I just returned from my annual May fishing trip, and the first thing I did after returning home was to move my writing table outside.  In the week I was out of town the average temperature seems to have jumped ten degrees, and I am writing this blog from my front porch wearing a tee shirt and pajama bottoms. It was just cold enough that I went back inside to put on a pair of socks. 

In regard to my fishing trip, this is the second spring in a row that Americans were not allowed to enter Ontario. The pandemic must be gutting the western Ontario economy. Last year my fishing buddies and I simply cancelled our trip. This year we fished, but stayed in the United States. Brothers Ken and Larry, two of the core people on these trips, have a second home in Wisconsin’s Door County, so we switched our location to their summer getaway. This was the first time in fifty-five years I’ve spent an entire week in Door County, and the living conditions this year were a bit more upscale than the Sears canvas tent I stayed in as a kid. Neither the crowded campground in Peninsula State Park nor the high end second home near Ellison Bay qualify as a wilderness experience, but I am sitting back in La Crosse thinking fondly of both experiences. 

After a week near the tip of Door County, I feel like this blog should be about my fishing trip, but most of my previous blogs about outdoor adventures have focused on the mishaps that occurred. What do I write about when a trip goes off without a hitch? My friends and I fished, cooked some excellent meals, slept, and drank a little too much. Since no one reading my blog really cares about the fish we caught or the food we ate, I am left with a very good trip, but no tales to tell. 

Actually I have one very quick anecdote. On our first day out, I reeled in the largest walleye I’ve ever caught. Walleye is our fish of choice when it comes to frying up a fish dinner, so I asked whether we should keep it. All four of my companions were aghast that I even asked the question. Etiquette demands that any fish past a certain size be returned to the water. Part of has to do with freeing fish that are good breeders. Part has to do with respect for any fish that, in fish years, has survived as long we have.

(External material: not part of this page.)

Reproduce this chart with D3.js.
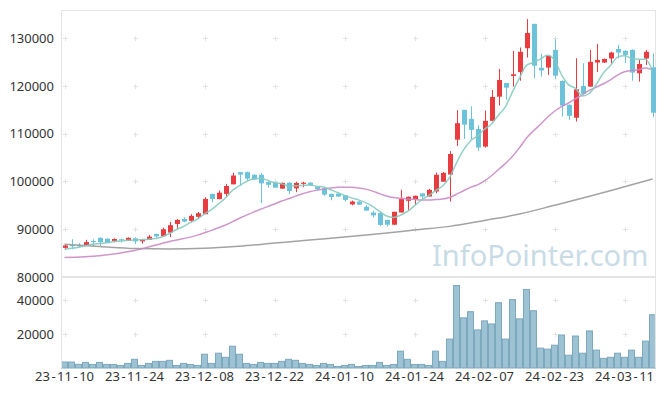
<!DOCTYPE html>
<html>
<head>
<meta charset="utf-8">
<script src="https://cdn.jsdelivr.net/npm/d3@7/dist/d3.min.js"></script>
<style>
  html, body { margin: 0; padding: 0; background: #fff; }
  svg { display: block; font-family: "Noto Sans", "Open Sans", sans-serif; }
</style>
</head>
<body>
<svg id="chart" width="665" height="396"></svg>
<script>
// ---------- DATA ----------
const dates = [
  "23-11-10","23-11-13","23-11-14","23-11-15","23-11-16","23-11-17","23-11-20","23-11-21","23-11-22","23-11-23",
  "23-11-24","23-11-27","23-11-28","23-11-29","23-11-30","23-12-01","23-12-04","23-12-05","23-12-06","23-12-07",
  "23-12-08","23-12-11","23-12-12","23-12-13","23-12-14","23-12-15","23-12-18","23-12-19","23-12-20","23-12-21",
  "23-12-22","23-12-26","23-12-27","23-12-28","24-01-02","24-01-03","24-01-04","24-01-05","24-01-08","24-01-09",
  "24-01-10","24-01-11","24-01-12","24-01-15","24-01-16","24-01-17","24-01-18","24-01-19","24-01-22","24-01-23",
  "24-01-24","24-01-25","24-01-26","24-01-29","24-01-30","24-01-31","24-02-01","24-02-02","24-02-05","24-02-06",
  "24-02-07","24-02-08","24-02-13","24-02-14","24-02-15","24-02-16","24-02-19","24-02-20","24-02-21","24-02-22",
  "24-02-23","24-02-26","24-02-27","24-02-28","24-02-29","24-03-04","24-03-05","24-03-06","24-03-07","24-03-08",
  "24-03-11","24-03-12","24-03-13","24-03-14","24-03-15"
];
const open = [
  86100,86700,86700,86600,87550,88200,88000,87550,87900,87600,
  88100,87450,87800,89000,88550,89300,91100,92150,91750,92600,
  93150,97400,96300,97400,99400,101950,101950,101400,101400,99900,
  99750,98500,99750,98550,99500,99750,98900,98550,97400,97450,
  97100,95200,95800,94700,93500,93400,91950,90950,93500,95950,
  96300,97500,96850,97900,99950,101450,108750,115000,113100,111000,
  107300,112700,117750,120600,122100,122900,127900,133000,123800,123850,
  127550,121050,116050,113350,120000,119850,124900,124900,125750,127750,
  127350,127550,122650,125750,123900
];
const high = [
  86900,87900,87100,87800,87900,88300,88100,88100,88000,88300,
  88300,88000,88800,89100,90350,91550,92150,92500,93150,93600,
  96700,97450,98100,99500,101850,102000,102050,101500,101750,100000,
  99800,99800,99850,99950,99950,99850,98950,98600,97450,97500,
  97100,96000,95850,95050,93900,93500,92000,93700,98250,96850,
  97050,97550,98450,101850,102000,106350,114900,115000,115750,111850,
  114850,119150,123550,120650,127350,128050,134000,133000,126750,126400,
  129800,121150,116150,125800,124750,127550,128800,125750,127150,128600,
  127450,127650,125450,127550,126850
];
const low = [
  85800,85800,86200,86500,86500,86500,87100,87250,87200,87550,
  86900,87000,87800,88250,88450,88350,90000,91450,91450,92200,
  93150,95650,96300,96850,99400,99050,100100,100350,95450,98700,
  98700,98450,97400,97750,98800,99050,98250,97000,96050,96750,
  95800,95000,95100,93800,92500,90700,90550,90900,93500,94050,
  95100,96150,96850,97550,99950,95800,107450,108900,108900,106400,
  107100,112700,115900,117100,119850,121100,125950,121600,121950,122300,
  121400,113600,112900,112550,118350,119850,122900,124850,124750,125800,
  124750,121100,120900,124400,113450
];
const close = [
  86600,86500,86550,87300,87400,87300,87200,87950,87750,88200,
  87450,87750,88450,88500,90000,90850,91950,91600,92800,93350,
  96350,96350,97650,99050,101250,101450,100600,100400,99600,99300,
  98700,99700,98000,99700,99750,99200,98400,97250,96750,96850,
  96150,95800,95150,93900,92900,90900,90950,93650,96300,96800,
  97000,96850,98250,101400,101800,105750,112200,111900,110800,107100,
  112700,117700,121250,119650,122450,127150,131100,124250,123250,126300,
  122150,115900,113750,119300,118350,125050,125450,125650,127000,127000,
  126500,122800,124600,127150,114400
];
const volume = [
  3500,3500,2150,3300,2100,3300,2100,2100,1500,2700,
  5100,1500,2700,3900,3900,4500,1500,2700,2100,1500,
  8100,2700,8700,6300,12800,8100,2700,2100,3300,2700,
  2700,3900,5100,4500,2700,2100,1500,2700,2100,900,
  1500,2100,900,1500,1500,3300,1500,2100,9900,5100,
  2100,2100,1500,9900,3900,17000,48500,29500,33100,22400,
  27700,25900,38400,17000,40200,28900,46200,33700,11700,11100,
  13400,19400,7500,18800,8700,21800,10500,5700,6300,8700,
  6300,10500,6300,15800,31300
];
// 20-day average before enough days are shown
const ma20EarlyIdx = [0, 5, 10, 15];
const ma20EarlyVal = [84060, 84450, 85550, 87450];
// 5-day average for the first days
const ma5EarlyVal = [85800, 86000, 86250, 86550];
// long moving average
const maLongIdx = [0, 5, 10, 15, 20, 25, 30, 35, 40, 45, 50, 55, 60, 65, 70, 75, 80, 84];
const maLongVal = [86840, 86400, 85980, 85880, 86000, 86450, 87100, 87750, 88350, 89050, 89850, 90600, 91850, 93190, 95010, 96890, 98900, 100500];

const priceTicks = [80000, 90000, 100000, 110000, 120000, 130000];
const volumeTicks = [20000, 40000];
const xTickIdx = [0, 10, 20, 30, 40, 50, 60, 70, 80];
const priceDomain = [80000, 135900];
const volumeDomain = [0, 53500];
const watermark = "InfoPointer.com";

// ---------- DERIVED ----------
const n = dates.length;
const idx = d3.range(n);
const ma5 = idx.map(i => i < 4 ? ma5EarlyVal[i] : d3.mean(close.slice(i - 4, i + 1)));
const ma20 = [];
ma20EarlyIdx.forEach((k, j) => ma20.push([k, ma20EarlyVal[j]]));
for (let i = 19; i < n; i++) ma20.push([i, d3.mean(close.slice(i - 19, i + 1))]);
const maLong = maLongIdx.map((k, j) => [k, maLongVal[j]]);

// ---------- LAYOUT ----------
const svg = d3.select("#chart");
const plotLeft = 61, plotRight = 656, plotTop = 10, priceBottom = 277, volBottom = 368;
const frameColor = "#e4e4e4";
const red = "#e83c41", blue = "#6bc2d9";

const x = d3.scaleBand().domain(idx).range([plotLeft, plotRight]).padding(0);
const cx = i => x(i) + x.bandwidth() / 2;
const yP = d3.scaleLinear().domain(priceDomain).range([priceBottom, plotTop]);
const yV = d3.scaleLinear().domain(volumeDomain).range([volBottom, priceBottom]);

// watermark
svg.append("text")
  .attr("x", 432).attr("y", 266)
  .style("font-family", "'Noto Sans', sans-serif")
  .style("font-size", "29px")
  .style("fill", "#c9dce6")
  .text(watermark);

// grid crosses
const crossG = svg.append("g").attr("stroke", "#e2e2e2").attr("stroke-width", 1);
function cross(px, py) {
  crossG.append("line").attr("x1", px - 2.5).attr("x2", px + 2.5).attr("y1", py).attr("y2", py);
  crossG.append("line").attr("x1", px).attr("x2", px).attr("y1", py - 2.5).attr("y2", py + 2.5);
}
xTickIdx.forEach(i => {
  priceTicks.filter(t => t > priceDomain[0]).forEach(t => cross(Math.round(cx(i)) + 0.5, Math.round(yP(t)) + 0.5));
  volumeTicks.forEach(t => cross(Math.round(cx(i)) + 0.5, Math.round(yV(t)) + 0.5));
});

// volume bars
svg.append("g").selectAll("rect").data(idx).join("rect")
  .attr("x", i => x(i) + 0.5)
  .attr("width", x.bandwidth() - 1)
  .attr("y", i => yV(volume[i]))
  .attr("height", i => yV(0) - yV(volume[i]))
  .attr("fill", "#9cc2d3")
  .attr("stroke", "#7ea8bc")
  .attr("stroke-width", 1);

// frame
const frame = svg.append("g").attr("stroke", frameColor).attr("fill", "none");
frame.append("line").attr("x1", plotLeft).attr("x2", 655.5).attr("y1", plotTop + 0.5).attr("y2", plotTop + 0.5);
frame.append("line").attr("x1", plotLeft + 0.5).attr("x2", plotLeft + 0.5).attr("y1", plotTop).attr("y2", volBottom);
frame.append("line").attr("x1", 655.5).attr("x2", 655.5).attr("y1", plotTop).attr("y2", volBottom);
frame.append("line").attr("x1", plotLeft).attr("x2", 655.5).attr("y1", priceBottom).attr("y2", priceBottom).attr("stroke-width", 2);

// candles
const cg = svg.append("g");
const col = i => close[i] >= open[i] ? red : blue;
cg.selectAll("line").data(idx).join("line")
  .attr("x1", i => Math.round(cx(i)) + 0.5).attr("x2", i => Math.round(cx(i)) + 0.5)
  .attr("y1", i => yP(high[i])).attr("y2", i => yP(low[i]))
  .attr("stroke", col).attr("stroke-width", 1);
cg.selectAll("rect").data(idx).join("rect")
  .attr("x", i => Math.round(cx(i)) - 2)
  .attr("width", 5)
  .attr("y", i => yP(Math.max(open[i], close[i])))
  .attr("height", i => Math.max(1.2, Math.abs(yP(open[i]) - yP(close[i]))))
  .attr("fill", col);

// moving averages
const line = d3.line().x(d => cx(d[0])).y(d => yP(d[1])).curve(d3.curveMonotoneX);
svg.append("path").datum(maLong).attr("d", line)
  .attr("fill", "none").attr("stroke", "#999").attr("stroke-width", 1.5).attr("opacity", 0.9);
svg.append("path").datum(ma20).attr("d", line)
  .attr("fill", "none").attr("stroke", "#c98bc5").attr("stroke-width", 1.5).attr("opacity", 0.9);
svg.append("path").datum(idx.map(i => [i, ma5[i]])).attr("d", line)
  .attr("fill", "none").attr("stroke", "#86cbc0").attr("stroke-width", 1.5).attr("opacity", 0.9);

// axes
const axisText = sel => sel.selectAll("text").style("font-size", "13px").style("fill", "#333")
  .style("font-family", "'Noto Sans', sans-serif");
const yAxisP = svg.append("g").attr("transform", `translate(${plotLeft},0)`)
  .call(d3.axisLeft(yP).tickValues(priceTicks).tickSize(0).tickPadding(7).tickFormat(d3.format("d")));
yAxisP.select(".domain").remove();
axisText(yAxisP);
const yAxisV = svg.append("g").attr("transform", `translate(${plotLeft},0)`)
  .call(d3.axisLeft(yV).tickValues(volumeTicks).tickSize(0).tickPadding(7).tickFormat(d3.format("d")));
yAxisV.select(".domain").remove();
axisText(yAxisV);
const xAxis = svg.append("g").attr("transform", `translate(0,${volBottom})`)
  .call(d3.axisBottom(x).tickValues(xTickIdx).tickSize(0).tickPadding(4).tickFormat(i => dates[i]));
xAxis.select(".domain").remove();
axisText(xAxis);
// widen the hyphens in the date labels like the reference
xAxis.selectAll(".tick text").each(function(i) {
  const t = d3.select(this);
  const parts = dates[i].split("-");
  t.text(null);
  parts.forEach((p, k) => {
    if (k > 0) t.append("tspan").attr("dx", 1.5).text("-");
    t.append("tspan").attr("dx", k > 0 ? 1.5 : 0).text(p);
  });
});
</script>
</body>
</html>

There are several aspects of fishing that I’ve failed to get down on paper, because so much of the sport is beyond my comprehension. A good example is the rationale behind the self-imposed rules most fishermen and women have about catch and release (which have very little to do with the legal seasons, size requirements, and bag limits set by the managing authorities). It is just part of the mystique of fishing.